Vandenberg’s group got the bowerbird. The showy male begins a mating dance by dilating and contracting its pupils several times, an almost hypnotic slo-mo pulsation of the black orb surrounded by yellow eyes embedded in a bright red head. She took the step of having her eyelids painted black, offering the chance to go from small real pupil to fake eyelid pupil, the skin around her eyes painted yellow and the rest of her face red.
Kaitlyn Leicht found a spare T-shirt and covered one side with yellow paper cut to represent feathers for a wing, used in the second part of the bowerbird dance: Vandenberg crouched down, lifting and lowering the wing as if playing a lethargic game of peek-a-boo.
Just minutes before showtime, Vandenberg took one more look at the YouTube video. “I need a blueberry!” she gasped, quickly finding a piece of blue paper she crumpled into a ball. Turns out the successful male bowerbird needs more than a screech and dance.

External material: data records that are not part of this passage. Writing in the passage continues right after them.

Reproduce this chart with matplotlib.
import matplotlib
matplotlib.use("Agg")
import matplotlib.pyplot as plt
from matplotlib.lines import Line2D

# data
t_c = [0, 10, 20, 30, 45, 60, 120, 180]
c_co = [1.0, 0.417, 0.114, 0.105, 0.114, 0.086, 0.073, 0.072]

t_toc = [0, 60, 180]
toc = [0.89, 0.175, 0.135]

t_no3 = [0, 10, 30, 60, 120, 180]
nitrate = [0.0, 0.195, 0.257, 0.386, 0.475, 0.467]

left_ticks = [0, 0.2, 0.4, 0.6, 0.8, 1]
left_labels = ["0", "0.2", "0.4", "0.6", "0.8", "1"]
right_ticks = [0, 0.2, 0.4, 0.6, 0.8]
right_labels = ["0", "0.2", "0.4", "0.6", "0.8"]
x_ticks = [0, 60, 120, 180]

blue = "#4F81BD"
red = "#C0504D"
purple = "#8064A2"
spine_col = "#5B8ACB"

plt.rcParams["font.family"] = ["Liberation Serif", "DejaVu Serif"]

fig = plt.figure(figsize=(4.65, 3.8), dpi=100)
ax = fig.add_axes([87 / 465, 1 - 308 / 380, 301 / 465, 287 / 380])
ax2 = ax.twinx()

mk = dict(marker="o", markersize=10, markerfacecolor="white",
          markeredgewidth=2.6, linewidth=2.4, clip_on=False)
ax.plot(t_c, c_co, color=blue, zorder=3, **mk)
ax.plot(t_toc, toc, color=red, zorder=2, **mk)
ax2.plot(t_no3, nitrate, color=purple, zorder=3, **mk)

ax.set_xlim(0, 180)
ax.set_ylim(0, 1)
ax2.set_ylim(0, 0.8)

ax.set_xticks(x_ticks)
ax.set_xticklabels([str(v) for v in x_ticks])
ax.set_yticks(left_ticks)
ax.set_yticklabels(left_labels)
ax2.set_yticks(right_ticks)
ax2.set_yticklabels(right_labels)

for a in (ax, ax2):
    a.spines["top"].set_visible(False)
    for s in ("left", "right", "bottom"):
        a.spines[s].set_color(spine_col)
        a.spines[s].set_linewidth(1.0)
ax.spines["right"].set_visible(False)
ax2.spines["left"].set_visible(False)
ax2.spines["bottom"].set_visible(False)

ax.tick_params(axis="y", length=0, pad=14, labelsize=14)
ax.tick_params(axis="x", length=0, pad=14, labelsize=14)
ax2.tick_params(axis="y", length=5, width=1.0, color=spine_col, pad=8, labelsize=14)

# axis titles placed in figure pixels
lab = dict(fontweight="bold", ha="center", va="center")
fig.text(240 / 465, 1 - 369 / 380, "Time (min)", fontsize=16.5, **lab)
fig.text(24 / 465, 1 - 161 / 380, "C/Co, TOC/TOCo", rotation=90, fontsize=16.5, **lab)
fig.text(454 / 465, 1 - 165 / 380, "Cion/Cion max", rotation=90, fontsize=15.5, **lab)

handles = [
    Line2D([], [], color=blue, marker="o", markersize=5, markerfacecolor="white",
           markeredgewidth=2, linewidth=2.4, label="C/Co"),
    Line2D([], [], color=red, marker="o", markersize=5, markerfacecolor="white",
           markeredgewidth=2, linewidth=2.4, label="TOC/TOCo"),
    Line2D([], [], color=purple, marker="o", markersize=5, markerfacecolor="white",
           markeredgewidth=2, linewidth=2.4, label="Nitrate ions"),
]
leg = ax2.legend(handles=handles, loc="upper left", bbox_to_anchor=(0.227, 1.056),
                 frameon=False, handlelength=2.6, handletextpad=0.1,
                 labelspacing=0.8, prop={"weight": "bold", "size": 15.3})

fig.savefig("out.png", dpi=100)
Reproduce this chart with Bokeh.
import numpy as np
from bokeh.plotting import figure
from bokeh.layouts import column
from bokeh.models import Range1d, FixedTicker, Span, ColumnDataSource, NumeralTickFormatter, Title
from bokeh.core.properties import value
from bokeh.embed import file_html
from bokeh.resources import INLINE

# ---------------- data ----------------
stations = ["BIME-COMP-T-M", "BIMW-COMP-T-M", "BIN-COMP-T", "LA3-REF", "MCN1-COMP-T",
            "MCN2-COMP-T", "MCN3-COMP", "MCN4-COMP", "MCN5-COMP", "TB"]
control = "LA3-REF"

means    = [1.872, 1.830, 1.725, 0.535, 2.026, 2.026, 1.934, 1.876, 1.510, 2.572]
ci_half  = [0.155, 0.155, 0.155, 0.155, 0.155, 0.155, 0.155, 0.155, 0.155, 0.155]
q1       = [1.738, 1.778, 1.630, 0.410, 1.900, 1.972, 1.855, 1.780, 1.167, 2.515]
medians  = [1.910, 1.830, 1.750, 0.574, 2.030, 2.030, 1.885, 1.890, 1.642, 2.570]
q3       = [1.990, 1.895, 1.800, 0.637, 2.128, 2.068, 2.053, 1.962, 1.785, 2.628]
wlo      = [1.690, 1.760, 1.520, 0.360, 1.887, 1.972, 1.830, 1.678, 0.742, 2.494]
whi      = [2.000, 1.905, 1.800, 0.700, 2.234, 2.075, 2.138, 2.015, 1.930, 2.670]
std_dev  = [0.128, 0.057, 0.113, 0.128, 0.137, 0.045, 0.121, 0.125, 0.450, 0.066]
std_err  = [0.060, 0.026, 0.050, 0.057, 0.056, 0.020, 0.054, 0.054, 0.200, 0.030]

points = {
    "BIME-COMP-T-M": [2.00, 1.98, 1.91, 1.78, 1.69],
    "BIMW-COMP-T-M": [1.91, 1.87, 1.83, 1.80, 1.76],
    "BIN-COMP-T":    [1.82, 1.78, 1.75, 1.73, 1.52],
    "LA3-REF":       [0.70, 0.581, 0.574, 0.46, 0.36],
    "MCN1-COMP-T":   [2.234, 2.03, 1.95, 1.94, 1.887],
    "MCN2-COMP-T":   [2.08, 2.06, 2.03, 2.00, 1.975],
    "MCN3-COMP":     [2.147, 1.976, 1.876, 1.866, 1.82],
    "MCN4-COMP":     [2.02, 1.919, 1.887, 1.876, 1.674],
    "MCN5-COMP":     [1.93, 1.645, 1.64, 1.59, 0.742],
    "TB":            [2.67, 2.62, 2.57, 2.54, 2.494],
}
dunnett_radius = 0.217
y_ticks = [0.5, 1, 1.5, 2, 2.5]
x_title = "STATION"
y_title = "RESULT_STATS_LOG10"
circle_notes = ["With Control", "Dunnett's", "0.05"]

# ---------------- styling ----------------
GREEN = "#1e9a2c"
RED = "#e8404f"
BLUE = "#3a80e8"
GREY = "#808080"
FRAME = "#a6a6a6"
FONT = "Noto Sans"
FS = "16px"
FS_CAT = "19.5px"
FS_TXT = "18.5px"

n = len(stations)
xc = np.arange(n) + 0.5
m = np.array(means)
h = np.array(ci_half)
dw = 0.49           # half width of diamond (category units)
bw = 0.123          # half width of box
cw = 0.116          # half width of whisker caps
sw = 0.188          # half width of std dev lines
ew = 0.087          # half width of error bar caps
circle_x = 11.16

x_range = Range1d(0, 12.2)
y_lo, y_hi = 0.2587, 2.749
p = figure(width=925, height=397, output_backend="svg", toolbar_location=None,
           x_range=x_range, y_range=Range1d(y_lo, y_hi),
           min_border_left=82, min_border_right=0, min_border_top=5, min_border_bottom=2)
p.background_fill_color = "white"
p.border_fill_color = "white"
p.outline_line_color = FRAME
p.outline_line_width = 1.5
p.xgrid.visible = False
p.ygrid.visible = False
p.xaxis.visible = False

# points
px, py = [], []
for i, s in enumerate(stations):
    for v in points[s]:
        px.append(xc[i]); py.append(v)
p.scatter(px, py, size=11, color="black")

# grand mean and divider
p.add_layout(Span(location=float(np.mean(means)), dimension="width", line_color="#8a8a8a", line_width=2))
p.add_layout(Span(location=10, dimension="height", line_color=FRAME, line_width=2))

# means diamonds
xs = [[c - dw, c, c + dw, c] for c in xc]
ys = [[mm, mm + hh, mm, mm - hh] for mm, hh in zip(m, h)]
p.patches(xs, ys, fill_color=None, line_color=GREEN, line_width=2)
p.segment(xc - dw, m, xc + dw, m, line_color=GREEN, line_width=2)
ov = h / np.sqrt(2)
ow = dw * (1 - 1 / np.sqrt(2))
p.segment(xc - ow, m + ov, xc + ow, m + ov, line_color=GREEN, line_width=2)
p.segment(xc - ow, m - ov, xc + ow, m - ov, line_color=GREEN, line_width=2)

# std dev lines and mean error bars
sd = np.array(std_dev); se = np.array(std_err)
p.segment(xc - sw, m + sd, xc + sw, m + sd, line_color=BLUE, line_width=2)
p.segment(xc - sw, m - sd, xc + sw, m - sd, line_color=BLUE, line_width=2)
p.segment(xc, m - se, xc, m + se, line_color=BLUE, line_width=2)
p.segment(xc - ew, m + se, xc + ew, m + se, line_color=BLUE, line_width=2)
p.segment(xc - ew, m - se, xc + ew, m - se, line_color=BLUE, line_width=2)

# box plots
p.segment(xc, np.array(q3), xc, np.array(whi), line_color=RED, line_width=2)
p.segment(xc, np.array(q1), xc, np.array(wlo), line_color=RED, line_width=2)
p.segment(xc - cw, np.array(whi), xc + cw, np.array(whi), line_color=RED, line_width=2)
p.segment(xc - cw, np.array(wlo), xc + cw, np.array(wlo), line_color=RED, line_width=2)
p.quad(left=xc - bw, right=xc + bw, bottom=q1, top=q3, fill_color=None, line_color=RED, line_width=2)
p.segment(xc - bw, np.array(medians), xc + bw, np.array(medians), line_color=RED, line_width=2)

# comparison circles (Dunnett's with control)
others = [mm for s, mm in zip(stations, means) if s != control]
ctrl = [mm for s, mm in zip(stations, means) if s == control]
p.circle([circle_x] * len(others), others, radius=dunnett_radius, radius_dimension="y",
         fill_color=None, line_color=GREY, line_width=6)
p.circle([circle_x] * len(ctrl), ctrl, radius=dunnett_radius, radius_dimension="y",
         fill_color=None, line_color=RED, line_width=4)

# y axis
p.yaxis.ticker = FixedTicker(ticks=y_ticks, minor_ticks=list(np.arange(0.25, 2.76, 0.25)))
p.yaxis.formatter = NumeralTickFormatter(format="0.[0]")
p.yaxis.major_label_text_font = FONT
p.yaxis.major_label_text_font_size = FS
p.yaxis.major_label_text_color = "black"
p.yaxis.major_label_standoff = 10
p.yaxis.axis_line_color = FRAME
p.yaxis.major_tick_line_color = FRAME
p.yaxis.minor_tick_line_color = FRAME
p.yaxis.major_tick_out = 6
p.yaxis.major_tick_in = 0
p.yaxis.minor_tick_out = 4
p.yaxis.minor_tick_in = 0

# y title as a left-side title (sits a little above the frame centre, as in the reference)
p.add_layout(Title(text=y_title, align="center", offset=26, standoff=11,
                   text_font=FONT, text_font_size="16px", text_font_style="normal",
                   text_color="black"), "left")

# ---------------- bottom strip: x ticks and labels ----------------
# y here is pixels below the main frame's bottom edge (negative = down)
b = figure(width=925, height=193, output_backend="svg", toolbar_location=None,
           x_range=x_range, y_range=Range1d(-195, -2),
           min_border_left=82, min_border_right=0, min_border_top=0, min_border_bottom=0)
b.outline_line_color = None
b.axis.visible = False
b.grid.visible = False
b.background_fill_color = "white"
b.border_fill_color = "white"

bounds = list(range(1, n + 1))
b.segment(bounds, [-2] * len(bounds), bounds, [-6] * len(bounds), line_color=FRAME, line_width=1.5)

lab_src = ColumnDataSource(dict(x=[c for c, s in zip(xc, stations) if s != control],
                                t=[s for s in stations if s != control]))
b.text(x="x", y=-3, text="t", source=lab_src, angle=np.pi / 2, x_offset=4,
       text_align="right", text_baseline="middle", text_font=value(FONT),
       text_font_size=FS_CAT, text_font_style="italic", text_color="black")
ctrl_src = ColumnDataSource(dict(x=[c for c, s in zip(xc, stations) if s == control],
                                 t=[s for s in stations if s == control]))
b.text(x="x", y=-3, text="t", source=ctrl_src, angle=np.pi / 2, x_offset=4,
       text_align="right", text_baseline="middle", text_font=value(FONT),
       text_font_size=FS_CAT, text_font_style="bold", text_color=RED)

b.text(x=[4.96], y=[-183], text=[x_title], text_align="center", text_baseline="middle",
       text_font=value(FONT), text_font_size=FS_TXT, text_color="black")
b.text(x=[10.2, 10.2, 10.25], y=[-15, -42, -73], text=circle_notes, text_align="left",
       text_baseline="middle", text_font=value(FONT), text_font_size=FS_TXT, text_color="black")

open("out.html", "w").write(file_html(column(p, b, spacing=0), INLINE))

Stratford said the outside activity would have involved netting birds and giving lessons on how to hold them harmlessly, but the students in Tuesday’s morning alternate class seemed to be just giddy without it.
As one group watched the red-capped manakin glide backward without lifting a talon off the branch, a girl blurted out “He’s moonwalking!” At the sight of pink flamingos strutting en masse with black beaks held high and heads darting side to side — a sort of avian upright voguing — one girl observed “It looks like they’re choreographed.”
‘Just like science’
Vandenberg promised to wear her makeup all day, and maybe she did, but it was gone Wednesday afternoon when she and others in that bird brood took lessons in the “physics of dance” from instructor Kris Cross at the Dorothy Dickson Darte Center.
Cross went over core mechanics of dance, focusing on jumping, turning, traveling and gesturing, then let the 14 girls — individually and as part of three groups — dance any version of each to a techno tune with teutonic interjections.
“This is a laboratory,” she said, “it’s just like science.” Any movement to the music will ultimately have “a story, a relationship. Sometimes it’s just images, sometimes it’s a story. You never know.”
So every time the music started, there were those who wiped their palms against each other in wide motions while others waved their arms (gestures), those who spun on one foot and others who spun sitting on the floor (turning), and those who leapt, hopped or otherwise did the “jumping” part.
When it came to traveling, Vandenberg tucked her elbows, bent her wrists and jutted her head forward, prancing. It looked suspiciously like one of those bird dances.
It’s all good, Cross said. “You don’t establish the relationship, the dance does.”